Deux ans plus tard, en 2004, le rappeur de Phlegm remettait ça pour un album solo aussi long que le précédent, mais produit par ses seuls soins, hormis des interventions ponctuelles du compère Nobs, des Australiens de Just Like Us et de Slomoshun, l’autre moitié du duo. Intitulé « The Cut-Ups of a Paper Woman », ce disque s’est montré aussi excitant que le précédent, voire supérieur. Alors bien sûr, le changement est mineur, Brad Hamers force plus que jamais sur l’affect. Rythmes appuyés, instrumentation diaphane, samples ramollis, piano pesant, trompette jazzy lointaine et nostalgique, guitare acoustique triste, bruits des vagues sur la plage ou de goutte d’eau qui tombe, lenteur, langueur, longueur, tout ici est fait pour suggérer l’introspection, la gravité, l’accablement. Quant aux paroles, récitées plus que jamais sur le mode du monologue intérieur, succession ininterrompue d’associations d’idées et de vieux souvenirs parsemée de citations de Don Delillo ou d’Alan Watts, elles ne font que renforcer cette atmosphère lourde et ce parti pris arty. Il y est notamment question de relation amoureuse qui fout le camp, de naufrage personnel, de fuite dans l’écriture, d’envies de suicide, d’attente.
La musique de Brad Hamers est différente de ce que le commun entend par « hip-hop », pourtant, elle est hip hop.
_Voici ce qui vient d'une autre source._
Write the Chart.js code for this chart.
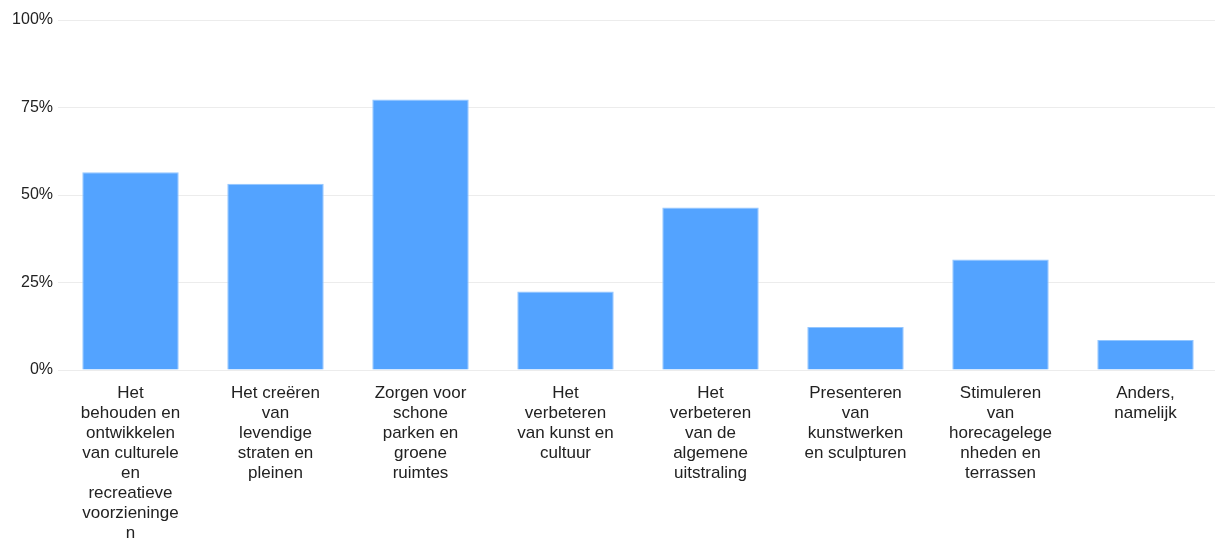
<!DOCTYPE html>
<html>
<head>
<meta charset="utf-8">
<script src="https://cdn.jsdelivr.net/npm/chart.js@4"></script>
<style>
  html, body { margin: 0; padding: 0; background: #fff; overflow: hidden; }
  #wrap { width: 1218px; height: 541px; }
</style>
</head>
<body>
<div id="wrap"><canvas id="answerChart"></canvas></div>
<script>
// categorieën, handmatig afgebroken zoals in het origineel
const categories = [
    ["Het", "behouden en", "ontwikkelen", "van culturele", "en", "recreatieve", "voorzieninge", "n"],
    ["Het creëren", "van", "levendige", "straten en", "pleinen"],
    ["Zorgen voor", "schone", "parken en", "groene", "ruimtes"],
    ["Het", "verbeteren", "van kunst en", "cultuur"],
    ["Het", "verbeteren", "van de", "algemene", "uitstraling"],
    ["Presenteren", "van", "kunstwerken", "en sculpturen"],
    ["Stimuleren", "van", "horecagelege", "nheden en", "terrassen"],
    ["Anders,", "namelijk"]
];
const percentages = [56.5, 53.2, 77.3, 22.4, 46.4, 12.3, 31.6, 8.6];
const yTicks = [0, 25, 50, 75, 100];

const ctx = document.getElementById("answerChart").getContext("2d");
new Chart(ctx, {
    type: "bar",
    data: {
        labels: categories,
        datasets: [{
            data: percentages,
            backgroundColor: "#53a3ff",
            borderColor: "#93c6ff",
            borderWidth: 1,
            categoryPercentage: 1,
            barPercentage: 0.665
        }]
    },
    options: {
        responsive: true,
        maintainAspectRatio: false,
        animation: false,
        layout: { padding: { top: 20, right: 0, left: 0, bottom: 0 } },
        plugins: {
            legend: { display: false },
            tooltip: { enabled: false }
        },
        scales: {
            x: {
                grid: { display: false, drawTicks: false },
                border: { display: false },
                ticks: {
                    autoSkip: false,
                    maxRotation: 0,
                    minRotation: 0,
                    padding: 13,
                    color: "#222",
                    font: { family: "'Liberation Sans', Arial, sans-serif", size: 17, lineHeight: 1.18 }
                },
                afterFit: function (scale) { scale.height = 171; }
            },
            y: {
                min: 0,
                max: 100,
                afterBuildTicks: function (scale) {
                    scale.ticks = yTicks.map(v => ({ value: v }));
                },
                grid: { color: "#ececec", drawTicks: false, lineWidth: 1 },
                border: { display: false },
                ticks: {
                    padding: 5,
                    color: "#222",
                    font: { family: "'Liberation Sans', Arial, sans-serif", size: 16 },
                    callback: v => v + "%"
                },
                afterFit: function (scale) { scale.width = 58; }
            }
        }
    }
});
</script>
</body>
</html>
Jamais, les instrumentations ne sont autre chose qu’une variation subtile sur une boucle, fut-elle de guitare acoustique plutôt que de funk. Pas à un seul instant, le MC ne fait autre chose que rapper, sur un ton déclamatoire à rapprocher du spoken word. Pourtant, cela est inédit, cela aboutit à des morceaux d’une beauté rarement entendue, si ce n’est chez Soso et chez quelques marginaux rap de même acabit. Ainsi le magnifique « Half World », suite de visions sur fond de guitare acoustique répétitive, dont les derniers mots (« file, save ») laissent entendre qu’il s’agit d’un fichier Word, avant qu’une voix et une note de synthé légères ne surgissent pour une fin d’anthologie. Ainsi également le superbe « Cliff Notes », vidage de sac avant chute finale au pied d’une falaise. Et que dire de « Pickpocketed Memory Clip », de « A Loose Brain Thread » et surtout de « One Bedroom Apt. », sinon qu’ils sont aussi somptueux ? Comme la quasi-totalité de l’album, l’un des tous meilleurs de 2004, un disque qu’il était plus que temps de mentionner ici.
Sylvain Bertot
One Bedroom Apt.
Mechanical
And Stuck In A Downpour
a) I Play Dead b) Return Rewound
Black & White
Half World
a) Sinking Summer Boat b) Water Drops and Record Pops
Cliff Notes
a) lookbehindu
And The Pregnant Way To Carry An Art Textbook b) Psychedelic Scarecrows
Footstep (A Smile In Script)
a) A Pickpocketed Memory Clip b) Hiking Kit
Arms Made 4 Hugs Like Wrenchmetal
Hic-Cup
a) Loose Brain Thread b) From A Hole In My Dining Room
One Bedroom Apt. (Fully Furnished)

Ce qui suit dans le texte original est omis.